A precipitação em julgar, o hábito de se intrometer em causa alheia ou o vício de ter que postar tudo o que vemos ou fazemos estão gerando mais escândalos, menos conversões e problemas de relacionamento sérios, revelando nossa insensatez, nossa sede por desgraças e nosso afastamento de Deus!

Os limites e regras da boa educação

Não há como educar sem regras e limites expostos de forma clara, repetitiva e objetiva. E estas regras e limites, quando avaliamos o mundo em que vivemos, não podem ter como paradigma a cultura pecaminosa, egoísta e inconsequente dos nossos dias. Afinal, a boa educação sempre será embasada na hierarquia: sendo bíblica, será a partir de uma premissa dada por Deus e compartilhada geralmente a partir da família, que é a primeira organização social em que o homem é inserido para conhecer e treinar suas habilidades e competências morais, sociais psicológicas e individuais.
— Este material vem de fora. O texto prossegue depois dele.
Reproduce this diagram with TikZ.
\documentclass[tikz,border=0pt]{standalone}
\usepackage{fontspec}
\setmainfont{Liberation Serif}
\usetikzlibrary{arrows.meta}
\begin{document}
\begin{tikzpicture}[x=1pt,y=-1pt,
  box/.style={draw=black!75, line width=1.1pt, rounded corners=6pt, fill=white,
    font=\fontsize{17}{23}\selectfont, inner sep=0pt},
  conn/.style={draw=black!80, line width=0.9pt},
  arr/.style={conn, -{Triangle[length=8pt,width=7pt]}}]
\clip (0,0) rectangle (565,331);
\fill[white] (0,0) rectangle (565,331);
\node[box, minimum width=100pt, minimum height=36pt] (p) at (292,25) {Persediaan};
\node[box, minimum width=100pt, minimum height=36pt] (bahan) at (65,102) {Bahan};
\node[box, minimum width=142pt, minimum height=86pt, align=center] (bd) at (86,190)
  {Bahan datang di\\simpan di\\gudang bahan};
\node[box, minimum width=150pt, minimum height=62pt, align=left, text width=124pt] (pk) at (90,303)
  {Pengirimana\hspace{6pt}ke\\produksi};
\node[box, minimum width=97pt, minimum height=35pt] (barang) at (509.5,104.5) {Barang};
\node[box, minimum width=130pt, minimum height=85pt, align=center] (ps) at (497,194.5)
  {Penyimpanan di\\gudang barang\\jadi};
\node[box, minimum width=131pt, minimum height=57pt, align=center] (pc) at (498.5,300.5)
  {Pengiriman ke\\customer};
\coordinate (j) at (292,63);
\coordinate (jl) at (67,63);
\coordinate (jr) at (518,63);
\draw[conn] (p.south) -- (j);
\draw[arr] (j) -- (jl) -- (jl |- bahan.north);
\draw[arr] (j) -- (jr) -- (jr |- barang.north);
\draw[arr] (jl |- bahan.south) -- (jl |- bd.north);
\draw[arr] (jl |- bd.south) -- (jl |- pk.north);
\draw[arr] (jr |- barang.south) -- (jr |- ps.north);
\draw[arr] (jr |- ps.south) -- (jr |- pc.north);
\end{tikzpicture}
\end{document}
A Bíblia afirma de forma categórica e veemente: “A vara da correção dá sabedoria, mas a criança entregue a si mesma envergonha a sua mãe” (Provérbios 29.15); “Não evite disciplinar a criança; se você a castigar com a vara, ela não morrerá. Castigue-a, você mesmo, com a vara, e assim a livrará da sepultura” (Provérbios 23.13-14). Assim sendo, a disciplina, aplicada a partir do diálogo, do uso coerente da vara, do castigo inteligente, e do afeto insistente e direcionado, são importantes para a formação do bom caráter e da construção de uma vida interior saudável e sociável, em que um indivíduo sabe apreciar e se conter dentro dos seus direitos e limites.